What the task asks: Tally the lines holding "with" and state only that figure.

Data extract:

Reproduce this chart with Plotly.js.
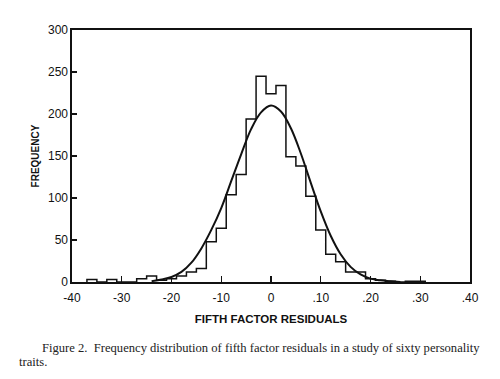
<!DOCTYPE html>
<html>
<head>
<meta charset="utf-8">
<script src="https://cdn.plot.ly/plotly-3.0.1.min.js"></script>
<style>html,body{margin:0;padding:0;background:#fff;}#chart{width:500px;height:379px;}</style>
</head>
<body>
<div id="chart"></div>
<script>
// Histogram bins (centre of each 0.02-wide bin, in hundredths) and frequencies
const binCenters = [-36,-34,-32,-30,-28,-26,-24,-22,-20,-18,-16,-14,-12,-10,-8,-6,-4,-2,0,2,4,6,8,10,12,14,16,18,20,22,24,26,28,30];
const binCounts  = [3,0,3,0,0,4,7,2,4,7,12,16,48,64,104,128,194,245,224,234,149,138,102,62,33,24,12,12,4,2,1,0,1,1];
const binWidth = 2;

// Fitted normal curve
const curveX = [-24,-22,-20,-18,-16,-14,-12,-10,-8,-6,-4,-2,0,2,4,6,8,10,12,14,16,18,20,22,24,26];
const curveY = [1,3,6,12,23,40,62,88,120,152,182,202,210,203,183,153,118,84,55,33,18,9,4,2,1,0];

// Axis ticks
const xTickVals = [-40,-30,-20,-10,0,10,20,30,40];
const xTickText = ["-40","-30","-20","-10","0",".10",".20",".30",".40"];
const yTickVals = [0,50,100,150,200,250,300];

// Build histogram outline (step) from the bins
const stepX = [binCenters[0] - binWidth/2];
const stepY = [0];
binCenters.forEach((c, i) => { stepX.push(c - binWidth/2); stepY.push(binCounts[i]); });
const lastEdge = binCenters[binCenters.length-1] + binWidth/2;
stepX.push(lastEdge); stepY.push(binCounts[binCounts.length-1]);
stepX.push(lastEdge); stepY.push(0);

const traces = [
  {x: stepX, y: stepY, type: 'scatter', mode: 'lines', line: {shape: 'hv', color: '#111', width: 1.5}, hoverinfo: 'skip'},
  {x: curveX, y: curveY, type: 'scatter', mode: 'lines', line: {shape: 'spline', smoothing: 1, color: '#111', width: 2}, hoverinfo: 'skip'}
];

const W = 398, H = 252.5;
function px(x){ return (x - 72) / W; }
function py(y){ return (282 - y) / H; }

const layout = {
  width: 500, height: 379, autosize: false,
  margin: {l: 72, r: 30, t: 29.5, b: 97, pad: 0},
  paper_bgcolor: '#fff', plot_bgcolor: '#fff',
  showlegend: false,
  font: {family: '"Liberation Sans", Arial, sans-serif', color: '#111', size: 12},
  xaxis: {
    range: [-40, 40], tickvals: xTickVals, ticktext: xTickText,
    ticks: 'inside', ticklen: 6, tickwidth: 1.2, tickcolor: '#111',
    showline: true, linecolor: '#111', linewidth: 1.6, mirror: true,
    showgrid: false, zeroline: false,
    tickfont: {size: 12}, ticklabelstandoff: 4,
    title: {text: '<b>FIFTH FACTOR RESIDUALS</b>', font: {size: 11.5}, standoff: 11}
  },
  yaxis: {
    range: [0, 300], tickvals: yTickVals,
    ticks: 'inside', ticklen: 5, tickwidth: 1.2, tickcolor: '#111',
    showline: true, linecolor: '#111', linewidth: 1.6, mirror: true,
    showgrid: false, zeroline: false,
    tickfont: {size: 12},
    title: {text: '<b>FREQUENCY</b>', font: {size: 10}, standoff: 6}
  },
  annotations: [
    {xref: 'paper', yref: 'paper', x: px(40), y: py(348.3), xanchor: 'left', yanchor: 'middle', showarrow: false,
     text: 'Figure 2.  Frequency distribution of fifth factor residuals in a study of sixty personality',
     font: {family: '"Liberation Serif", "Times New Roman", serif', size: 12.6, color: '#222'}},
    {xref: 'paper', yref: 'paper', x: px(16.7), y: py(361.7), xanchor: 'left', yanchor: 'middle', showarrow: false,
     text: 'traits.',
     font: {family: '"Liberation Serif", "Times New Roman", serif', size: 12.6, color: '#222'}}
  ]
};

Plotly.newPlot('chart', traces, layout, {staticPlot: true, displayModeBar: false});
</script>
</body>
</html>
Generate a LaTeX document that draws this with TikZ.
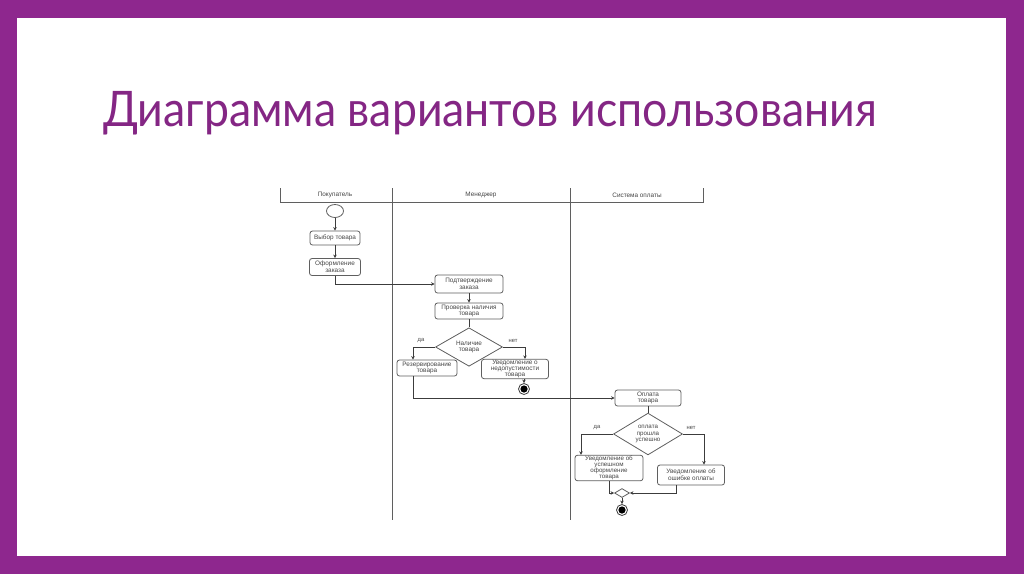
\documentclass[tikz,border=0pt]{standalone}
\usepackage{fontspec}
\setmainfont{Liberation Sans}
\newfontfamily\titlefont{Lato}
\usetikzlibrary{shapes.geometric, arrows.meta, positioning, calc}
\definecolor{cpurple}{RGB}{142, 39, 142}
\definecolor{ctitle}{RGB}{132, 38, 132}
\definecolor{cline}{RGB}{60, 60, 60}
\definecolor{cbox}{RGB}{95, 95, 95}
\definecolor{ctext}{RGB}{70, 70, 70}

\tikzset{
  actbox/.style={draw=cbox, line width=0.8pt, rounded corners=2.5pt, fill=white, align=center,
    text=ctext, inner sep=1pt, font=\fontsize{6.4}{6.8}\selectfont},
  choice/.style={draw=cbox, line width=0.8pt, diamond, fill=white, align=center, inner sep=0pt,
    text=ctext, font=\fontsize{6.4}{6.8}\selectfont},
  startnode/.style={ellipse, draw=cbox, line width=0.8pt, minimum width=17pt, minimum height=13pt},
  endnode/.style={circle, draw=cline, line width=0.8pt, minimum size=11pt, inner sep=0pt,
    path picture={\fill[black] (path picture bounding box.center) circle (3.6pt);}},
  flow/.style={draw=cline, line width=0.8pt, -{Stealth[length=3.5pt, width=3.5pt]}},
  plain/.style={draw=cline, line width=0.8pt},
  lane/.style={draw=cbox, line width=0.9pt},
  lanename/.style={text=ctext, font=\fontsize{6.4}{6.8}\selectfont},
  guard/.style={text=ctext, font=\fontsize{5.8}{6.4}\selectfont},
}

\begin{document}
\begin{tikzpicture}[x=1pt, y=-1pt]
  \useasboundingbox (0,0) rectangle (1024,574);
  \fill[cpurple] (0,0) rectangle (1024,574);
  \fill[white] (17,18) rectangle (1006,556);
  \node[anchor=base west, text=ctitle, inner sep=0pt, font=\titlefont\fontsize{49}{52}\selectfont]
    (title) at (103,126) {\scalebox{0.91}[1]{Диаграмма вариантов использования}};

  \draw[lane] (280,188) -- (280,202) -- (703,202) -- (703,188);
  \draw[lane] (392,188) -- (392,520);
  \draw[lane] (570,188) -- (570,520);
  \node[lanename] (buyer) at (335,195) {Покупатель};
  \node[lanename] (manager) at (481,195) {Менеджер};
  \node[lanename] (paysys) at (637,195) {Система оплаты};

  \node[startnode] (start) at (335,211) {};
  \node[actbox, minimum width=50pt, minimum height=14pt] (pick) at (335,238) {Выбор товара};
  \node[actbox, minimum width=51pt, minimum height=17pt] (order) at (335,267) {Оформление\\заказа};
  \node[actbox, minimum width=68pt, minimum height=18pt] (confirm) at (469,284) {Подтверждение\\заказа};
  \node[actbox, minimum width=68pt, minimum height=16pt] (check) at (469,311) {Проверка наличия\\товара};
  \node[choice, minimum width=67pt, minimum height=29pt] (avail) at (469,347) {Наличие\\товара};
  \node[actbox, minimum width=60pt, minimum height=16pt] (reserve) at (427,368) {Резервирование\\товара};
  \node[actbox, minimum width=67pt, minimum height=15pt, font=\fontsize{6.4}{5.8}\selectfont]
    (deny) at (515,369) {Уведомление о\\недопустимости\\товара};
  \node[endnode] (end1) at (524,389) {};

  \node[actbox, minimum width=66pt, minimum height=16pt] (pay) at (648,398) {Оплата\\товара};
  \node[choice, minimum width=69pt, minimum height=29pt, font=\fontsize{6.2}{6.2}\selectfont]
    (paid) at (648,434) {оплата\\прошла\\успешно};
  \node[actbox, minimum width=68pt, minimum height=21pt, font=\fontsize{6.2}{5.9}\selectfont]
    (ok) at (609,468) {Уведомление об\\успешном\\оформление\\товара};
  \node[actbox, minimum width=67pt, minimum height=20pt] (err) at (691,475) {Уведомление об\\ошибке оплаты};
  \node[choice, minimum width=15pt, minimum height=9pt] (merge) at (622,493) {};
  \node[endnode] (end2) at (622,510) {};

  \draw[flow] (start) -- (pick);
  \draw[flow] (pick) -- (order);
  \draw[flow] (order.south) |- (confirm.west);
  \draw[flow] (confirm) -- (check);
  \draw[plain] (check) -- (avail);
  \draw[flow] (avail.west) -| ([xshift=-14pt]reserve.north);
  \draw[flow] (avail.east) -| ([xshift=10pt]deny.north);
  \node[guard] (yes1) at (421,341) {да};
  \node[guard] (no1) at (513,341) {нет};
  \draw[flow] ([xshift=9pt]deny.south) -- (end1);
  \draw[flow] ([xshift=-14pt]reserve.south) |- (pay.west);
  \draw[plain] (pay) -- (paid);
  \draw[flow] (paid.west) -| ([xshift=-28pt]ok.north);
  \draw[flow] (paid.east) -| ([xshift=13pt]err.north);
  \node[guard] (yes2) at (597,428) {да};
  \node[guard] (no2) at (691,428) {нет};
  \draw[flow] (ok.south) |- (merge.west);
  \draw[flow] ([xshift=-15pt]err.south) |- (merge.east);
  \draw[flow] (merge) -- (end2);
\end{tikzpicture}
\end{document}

Correct output: 2